- [Task directions]:
Emit the entire listing verbatim.

- [Dataset excerpt]:
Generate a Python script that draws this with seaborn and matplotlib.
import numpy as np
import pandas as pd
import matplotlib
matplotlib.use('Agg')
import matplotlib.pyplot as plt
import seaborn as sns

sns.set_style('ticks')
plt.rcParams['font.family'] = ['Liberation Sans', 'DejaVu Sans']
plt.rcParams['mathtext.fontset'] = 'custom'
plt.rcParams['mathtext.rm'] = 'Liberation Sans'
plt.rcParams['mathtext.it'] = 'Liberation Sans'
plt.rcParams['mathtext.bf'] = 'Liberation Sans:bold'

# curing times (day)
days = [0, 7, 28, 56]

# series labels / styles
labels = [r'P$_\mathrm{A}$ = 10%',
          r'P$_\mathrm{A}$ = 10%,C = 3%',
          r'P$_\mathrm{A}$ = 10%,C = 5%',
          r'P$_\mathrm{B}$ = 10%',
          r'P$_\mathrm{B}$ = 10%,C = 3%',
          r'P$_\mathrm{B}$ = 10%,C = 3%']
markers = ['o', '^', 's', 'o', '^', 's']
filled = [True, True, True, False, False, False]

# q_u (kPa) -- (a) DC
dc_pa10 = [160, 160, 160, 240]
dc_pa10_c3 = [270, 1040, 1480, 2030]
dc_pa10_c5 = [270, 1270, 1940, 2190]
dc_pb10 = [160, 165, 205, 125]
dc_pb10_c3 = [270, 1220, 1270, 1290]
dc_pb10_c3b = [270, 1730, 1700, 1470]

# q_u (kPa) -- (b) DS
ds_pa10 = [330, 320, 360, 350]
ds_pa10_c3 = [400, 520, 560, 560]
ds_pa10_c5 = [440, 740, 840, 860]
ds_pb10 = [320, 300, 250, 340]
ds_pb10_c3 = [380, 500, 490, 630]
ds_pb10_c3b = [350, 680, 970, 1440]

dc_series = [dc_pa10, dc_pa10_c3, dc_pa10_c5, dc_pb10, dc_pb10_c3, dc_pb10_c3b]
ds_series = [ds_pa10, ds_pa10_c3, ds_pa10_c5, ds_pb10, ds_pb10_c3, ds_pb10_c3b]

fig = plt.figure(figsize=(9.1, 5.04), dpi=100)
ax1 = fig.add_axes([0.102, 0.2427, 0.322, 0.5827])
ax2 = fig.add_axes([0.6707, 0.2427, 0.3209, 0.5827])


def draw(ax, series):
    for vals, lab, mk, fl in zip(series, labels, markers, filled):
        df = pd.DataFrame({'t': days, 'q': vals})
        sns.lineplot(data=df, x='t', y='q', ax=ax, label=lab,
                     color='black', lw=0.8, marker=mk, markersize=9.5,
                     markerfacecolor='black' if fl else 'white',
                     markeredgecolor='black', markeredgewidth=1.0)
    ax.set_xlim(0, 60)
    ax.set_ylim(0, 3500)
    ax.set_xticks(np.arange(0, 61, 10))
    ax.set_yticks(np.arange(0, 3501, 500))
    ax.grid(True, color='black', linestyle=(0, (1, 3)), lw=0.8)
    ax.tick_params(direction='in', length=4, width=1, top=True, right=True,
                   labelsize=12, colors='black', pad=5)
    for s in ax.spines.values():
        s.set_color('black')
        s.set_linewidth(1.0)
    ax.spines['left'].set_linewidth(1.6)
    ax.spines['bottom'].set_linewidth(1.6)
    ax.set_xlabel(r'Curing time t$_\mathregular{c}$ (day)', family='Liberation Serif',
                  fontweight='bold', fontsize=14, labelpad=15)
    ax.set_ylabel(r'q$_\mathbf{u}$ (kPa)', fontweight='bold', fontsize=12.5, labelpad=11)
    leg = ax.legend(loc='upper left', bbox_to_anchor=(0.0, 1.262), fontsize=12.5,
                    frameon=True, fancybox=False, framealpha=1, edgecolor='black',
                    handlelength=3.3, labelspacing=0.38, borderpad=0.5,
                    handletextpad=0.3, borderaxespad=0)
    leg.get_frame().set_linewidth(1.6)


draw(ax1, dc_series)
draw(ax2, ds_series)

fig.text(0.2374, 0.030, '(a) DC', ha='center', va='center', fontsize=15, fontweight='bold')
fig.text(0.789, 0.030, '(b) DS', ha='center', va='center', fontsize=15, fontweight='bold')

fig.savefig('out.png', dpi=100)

- [Output]:
Generate a Python script that draws this with seaborn and matplotlib.
import numpy as np
import pandas as pd
import matplotlib
matplotlib.use('Agg')
import matplotlib.pyplot as plt
import seaborn as sns

sns.set_style('ticks')
plt.rcParams['font.family'] = ['Liberation Sans', 'DejaVu Sans']
plt.rcParams['mathtext.fontset'] = 'custom'
plt.rcParams['mathtext.rm'] = 'Liberation Sans'
plt.rcParams['mathtext.it'] = 'Liberation Sans'
plt.rcParams['mathtext.bf'] = 'Liberation Sans:bold'

# curing times (day)
days = [0, 7, 28, 56]

# series labels / styles
labels = [r'P$_\mathrm{A}$ = 10%',
          r'P$_\mathrm{A}$ = 10%,C = 3%',
          r'P$_\mathrm{A}$ = 10%,C = 5%',
          r'P$_\mathrm{B}$ = 10%',
          r'P$_\mathrm{B}$ = 10%,C = 3%',
          r'P$_\mathrm{B}$ = 10%,C = 3%']
markers = ['o', '^', 's', 'o', '^', 's']
filled = [True, True, True, False, False, False]

# q_u (kPa) -- (a) DC
dc_pa10 = [160, 160, 160, 240]
dc_pa10_c3 = [270, 1040, 1480, 2030]
dc_pa10_c5 = [270, 1270, 1940, 2190]
dc_pb10 = [160, 165, 205, 125]
dc_pb10_c3 = [270, 1220, 1270, 1290]
dc_pb10_c3b = [270, 1730, 1700, 1470]

# q_u (kPa) -- (b) DS
ds_pa10 = [330, 320, 360, 350]
ds_pa10_c3 = [400, 520, 560, 560]
ds_pa10_c5 = [440, 740, 840, 860]
ds_pb10 = [320, 300, 250, 340]
ds_pb10_c3 = [380, 500, 490, 630]
ds_pb10_c3b = [350, 680, 970, 1440]

dc_series = [dc_pa10, dc_pa10_c3, dc_pa10_c5, dc_pb10, dc_pb10_c3, dc_pb10_c3b]
ds_series = [ds_pa10, ds_pa10_c3, ds_pa10_c5, ds_pb10, ds_pb10_c3, ds_pb10_c3b]

fig = plt.figure(figsize=(9.1, 5.04), dpi=100)
ax1 = fig.add_axes([0.102, 0.2427, 0.322, 0.5827])
ax2 = fig.add_axes([0.6707, 0.2427, 0.3209, 0.5827])


def draw(ax, series):
    for vals, lab, mk, fl in zip(series, labels, markers, filled):
        df = pd.DataFrame({'t': days, 'q': vals})
        sns.lineplot(data=df, x='t', y='q', ax=ax, label=lab,
                     color='black', lw=0.8, marker=mk, markersize=9.5,
                     markerfacecolor='black' if fl else 'white',
                     markeredgecolor='black', markeredgewidth=1.0)
    ax.set_xlim(0, 60)
    ax.set_ylim(0, 3500)
    ax.set_xticks(np.arange(0, 61, 10))
    ax.set_yticks(np.arange(0, 3501, 500))
    ax.grid(True, color='black', linestyle=(0, (1, 3)), lw=0.8)
    ax.tick_params(direction='in', length=4, width=1, top=True, right=True,
                   labelsize=12, colors='black', pad=5)
    for s in ax.spines.values():
        s.set_color('black')
        s.set_linewidth(1.0)
    ax.spines['left'].set_linewidth(1.6)
    ax.spines['bottom'].set_linewidth(1.6)
    ax.set_xlabel(r'Curing time t$_\mathregular{c}$ (day)', family='Liberation Serif',
                  fontweight='bold', fontsize=14, labelpad=15)
    ax.set_ylabel(r'q$_\mathbf{u}$ (kPa)', fontweight='bold', fontsize=12.5, labelpad=11)
    leg = ax.legend(loc='upper left', bbox_to_anchor=(0.0, 1.262), fontsize=12.5,
                    frameon=True, fancybox=False, framealpha=1, edgecolor='black',
                    handlelength=3.3, labelspacing=0.38, borderpad=0.5,
                    handletextpad=0.3, borderaxespad=0)
    leg.get_frame().set_linewidth(1.6)


draw(ax1, dc_series)
draw(ax2, ds_series)

fig.text(0.2374, 0.030, '(a) DC', ha='center', va='center', fontsize=15, fontweight='bold')
fig.text(0.789, 0.030, '(b) DS', ha='center', va='center', fontsize=15, fontweight='bold')

fig.savefig('out.png', dpi=100)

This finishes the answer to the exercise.